Ah….finally, we were on the train. Sissy decided she really had to pee (and she can never hold it). She went to the bathroom…. Hmm….she’d been gone for an awfully long time.

I leaned out into the aisle to look for her. Maybe she forgot where we were sitting….

Nothing….

Suddenly I heard something. Wait…was that someone yelling? I listened harder. Then I heard it.

“SOMEBODY HELP ME!! I’M STUCK IN THE BATHROOM!!!!!!”

Oh.My.God. My sister had locked herself in the dirtiest bathroom known to man and she couldn’t figure out how to get the door open. I could hear her pushing buttons and pulling levers, tugging on the door as hard as she could. I had to talk through the door to calm her down and then tell her what levers to push. Finally…she freed herself.

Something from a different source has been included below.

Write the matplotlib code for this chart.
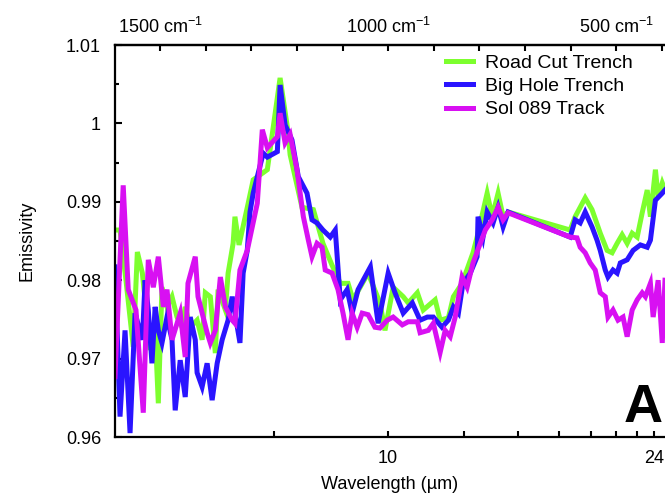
import numpy as np
import matplotlib.pyplot as plt
from matplotlib.ticker import MultipleLocator, FixedLocator, FuncFormatter

plt.rcParams['font.family'] = ['Liberation Sans', 'DejaVu Sans']
plt.rcParams['mathtext.fontset'] = 'custom'
plt.rcParams['mathtext.rm'] = 'Liberation Sans'
plt.rcParams['mathtext.it'] = 'Liberation Sans:italic'

# 数据: 波数 (cm-1) 和 发射率
wn_road = [1600, 1588, 1575, 1559, 1550, 1539, 1522, 1511, 1504, 1496, 1485, 1474, 1463,
           1452, 1445, 1434, 1419, 1408, 1401, 1390, 1379, 1373, 1357, 1351, 1340, 1336,
           1327, 1307, 1296, 1265, 1237, 1221, 1215, 1189, 1164, 1143, 1123, 1105, 1088,
           1077, 1044, 1018, 1007, 989, 967, 956, 936, 923, 897, 886, 868, 857, 838, 814,
           805, 783, 772, 759, 748, 737, 601, 590, 568, 553, 535, 520, 509, 498, 487, 476,
           465, 454, 443, 432, 425, 414, 408, 399, 393]
em_road = [0.9864, 0.9864, 0.9800, 0.9715, 0.9836, 0.9809, 0.9711, 0.9736, 0.9643, 0.9791,
           0.9766, 0.9779, 0.9753, 0.9740, 0.9766, 0.9740, 0.9749, 0.9724, 0.9784, 0.9779,
           0.9707, 0.9788, 0.9762, 0.9809, 0.9847, 0.9881, 0.9845, 0.9898, 0.9928, 0.9941,
           1.0058, 0.9995, 0.9960, 0.9893, 0.9890, 0.9847, 0.9819, 0.9796, 0.9796, 0.9775,
           0.9809, 0.9771, 0.9736, 0.9791, 0.9779, 0.9771, 0.9784, 0.9762, 0.9775, 0.9749,
           0.9752, 0.9779, 0.9796, 0.9835, 0.9855, 0.9911, 0.9881, 0.9911, 0.9881, 0.9887,
           0.9864, 0.9881, 0.9905, 0.9890, 0.9860, 0.9838, 0.9835, 0.9847, 0.9858, 0.9847,
           0.9860, 0.9855, 0.9886, 0.9915, 0.9881, 0.9941, 0.9906, 0.9924, 0.9915]

wn_hole = [1599, 1588, 1577, 1566, 1555, 1539, 1533, 1526, 1518, 1511, 1504, 1496, 1485,
           1474, 1467, 1456, 1445, 1434, 1423, 1419, 1408, 1397, 1386, 1375, 1364, 1351,
           1342, 1325, 1318, 1309, 1303, 1296, 1274, 1265, 1243, 1237, 1226, 1211, 1197,
           1178, 1167, 1156, 1143, 1127, 1116, 1105, 1090, 1079, 1066, 1039, 1022, 1000,
           985, 967, 947, 930, 914, 901, 882, 868, 857, 846, 836, 820, 805, 803, 792, 783,
           770, 759, 748, 737, 601, 590, 579, 568, 553, 542, 535, 524, 518, 507, 498, 491,
           476, 463, 447, 432, 425, 414, 399, 393]
em_hole = [0.9817, 0.9626, 0.9736, 0.9605, 0.9758, 0.9724, 0.9800, 0.9762, 0.9694, 0.9766,
           0.9736, 0.9720, 0.9753, 0.9724, 0.9634, 0.9698, 0.9651, 0.9753, 0.9724, 0.9682,
           0.9664, 0.9694, 0.9647, 0.9694, 0.9724, 0.9749, 0.9779, 0.9720, 0.9809, 0.9838,
           0.9887, 0.9911, 0.9962, 0.9957, 0.9964, 1.0049, 0.9998, 0.9979, 0.9932, 0.9911,
           0.9877, 0.9873, 0.9864, 0.9855, 0.9864, 0.9775, 0.9788, 0.9758, 0.9788, 0.9817,
           0.9745, 0.9809, 0.9784, 0.9758, 0.9771, 0.9749, 0.9753, 0.9753, 0.9740, 0.9749,
           0.9766, 0.9758, 0.9796, 0.9809, 0.9830, 0.9881, 0.9855, 0.9887, 0.9873, 0.9893,
           0.9868, 0.9887, 0.9855, 0.9877, 0.9873, 0.9887, 0.9868, 0.9851, 0.9838, 0.9813,
           0.9804, 0.9813, 0.9809, 0.9822, 0.9826, 0.9838, 0.9845, 0.9842, 0.9851, 0.9902,
           0.9911, 0.9915]

wn_sol = [1599, 1581, 1570, 1553, 1537, 1526, 1515, 1504, 1493, 1485, 1474, 1456, 1445,
          1439, 1423, 1417, 1397, 1390, 1379, 1368, 1357, 1342, 1336, 1325, 1309, 1287,
          1276, 1265, 1243, 1237, 1226, 1215, 1200, 1186, 1175, 1167, 1156, 1145, 1138,
          1123, 1110, 1099, 1088, 1079, 1068, 1057, 1044, 1029, 1018, 1002, 989, 969, 956,
          936, 930, 912, 901, 886, 875, 864, 853, 838, 827, 814, 798, 787, 772, 759, 748,
          737, 601, 586, 579, 568, 557, 546, 535, 524, 518, 507, 496, 485, 476, 465, 454,
          443, 436, 425, 419, 408, 399, 393]
em_sol = [0.9677, 0.9921, 0.9788, 0.9762, 0.9631, 0.9826, 0.9791, 0.9830, 0.9766, 0.9788,
          0.9724, 0.9758, 0.9702, 0.9796, 0.9830, 0.9779, 0.9733, 0.9720, 0.9736, 0.9804,
          0.9766, 0.9749, 0.9745, 0.9813, 0.9838, 0.9898, 0.9992, 0.9969, 0.9983, 1.0013,
          0.9975, 0.9986, 0.9941, 0.9881, 0.9851, 0.9830, 0.9847, 0.9842, 0.9813, 0.9809,
          0.9788, 0.9758, 0.9724, 0.9758, 0.9740, 0.9758, 0.9756, 0.9740, 0.9739, 0.9749,
          0.9753, 0.9743, 0.9747, 0.9747, 0.9733, 0.9736, 0.9745, 0.9708, 0.9736, 0.9728,
          0.9753, 0.9804, 0.9791, 0.9822, 0.9847, 0.9864, 0.9877, 0.9893, 0.9877, 0.9886,
          0.9855, 0.9854, 0.9842, 0.9835, 0.9822, 0.9813, 0.9784, 0.9779, 0.9753, 0.9762,
          0.9749, 0.9753, 0.9728, 0.9762, 0.9775, 0.9784, 0.9779, 0.9796, 0.9753, 0.9800,
          0.9720, 0.9800]

# 波长刻度 (um)
wl_major = [10, 24]
wl_minor = [8, 12, 14, 16, 18, 20, 22]
wn_top = [1500, 1000, 500]

fig = plt.figure(figsize=(6.65, 4.98), dpi=100)
ax = fig.add_axes([115 / 665, 61 / 498, 550 / 665, 392 / 498])

ax.plot(wn_road, em_road, color='#7dff2e', lw=3.6, label='Road Cut Trench', solid_joinstyle='miter')
ax.plot(wn_hole, em_hole, color='#2a14ff', lw=3.6, label='Big Hole Trench', solid_joinstyle='miter')
ax.plot(wn_sol, em_sol, color='#d810f2', lw=3.6, label='Sol 089 Track', solid_joinstyle='miter')

ax.set_xlim(1599, 393)
ax.set_ylim(0.96, 1.01)
for s in ['left', 'bottom', 'top']:
    ax.spines[s].set_linewidth(1.6)
ax.spines['right'].set_visible(False)

ax.yaxis.set_major_locator(MultipleLocator(0.01))
ax.yaxis.set_minor_locator(MultipleLocator(0.005))
ax.yaxis.set_major_formatter(FuncFormatter(lambda v, _: f'{round(v, 2):g}'))
ax.tick_params(axis='y', which='major', direction='in', length=5, width=1.5, labelsize=13, pad=10)
ax.tick_params(axis='y', which='minor', direction='in', length=3, width=1.5, right=False)
ax.tick_params(axis='y', right=False)

ax.set_xticks([10000 / w for w in wl_major], labels=[str(w) for w in wl_major])
ax.xaxis.set_minor_locator(FixedLocator([10000 / w for w in wl_minor]))
ax.tick_params(axis='x', which='both', direction='in', length=4, width=1.5, labelsize=13, pad=9, top=False)

sec = ax.secondary_xaxis('top')
sec.set_xticks(wn_top, labels=[f'{w} cm$^{{-1}}$' for w in wn_top])
sec.xaxis.set_minor_locator(MultipleLocator(100))
sec.tick_params(which='both', direction='in', length=4, width=1.5, labelsize=13, pad=6)
sec.spines['top'].set_linewidth(1.6)

ax.set_xlabel('Wavelength (µm)', fontsize=13)
ax.xaxis.set_label_coords(0.5, -0.1)
ax.set_ylabel('Emissivity', fontsize=13)
ax.yaxis.set_label_coords(-0.145, 0.5)

ax.legend(loc='upper left', bbox_to_anchor=(446 / 665, 1 - 54 / 498), bbox_transform=fig.transFigure,
          frameon=False, fontsize=14, handlelength=1.4, handletextpad=0.62, labelspacing=0.3,
          borderpad=0, borderaxespad=0)

fig.text(643 / 665, 1 - 422 / 498, 'A', fontsize=39, fontweight='bold', ha='center', va='baseline')

fig.savefig('out.png', dpi=100)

We made it back to my apartment. All I wanted to do is sleep and although Sissy was much more intoxicated than I was, she thought that she had to take care of me. I laid down in bed and she proceeded to pet my head for about fifteen minutes. Apparently she thought I was sick (which I wasn’t) and that she was making me feel better (which she wasn’t). Finally she wandered off. I heard a crash in the kitchen. I ran out to make sure she was alright. She assured me that everything was fine, that she just helped me out by feeding the cat (and crashing into my kitchen table making it slide into the fridge). I went back to bed and she wandered into the bathroom adjacent to my bedroom. I though she was getting ready for bed. The tub started….then I heard her singing/humming to herself. After about 5 minutes of this, I decided to go check on her to make she didn’t pass out and drown. When I opened the door I saw her sitting in the tub with the water running over her feet and the drain open.

Me: “Sissy, what are you doing?”

Sissy (in a loud whisper): “I’m rinsing.”

M: “What?”

S (again in loud whisper): “I’m rinsing. Don’t worry; I do it all the time.”

What the eff was she talking about??

Finally, she went to bed and passed out.

The next morning, we woke up facing each other in my bed. She peeled her eyes open, tried to shake the fuzzies out of her head, then looked at me and said, “How did we get home last night?” Classic.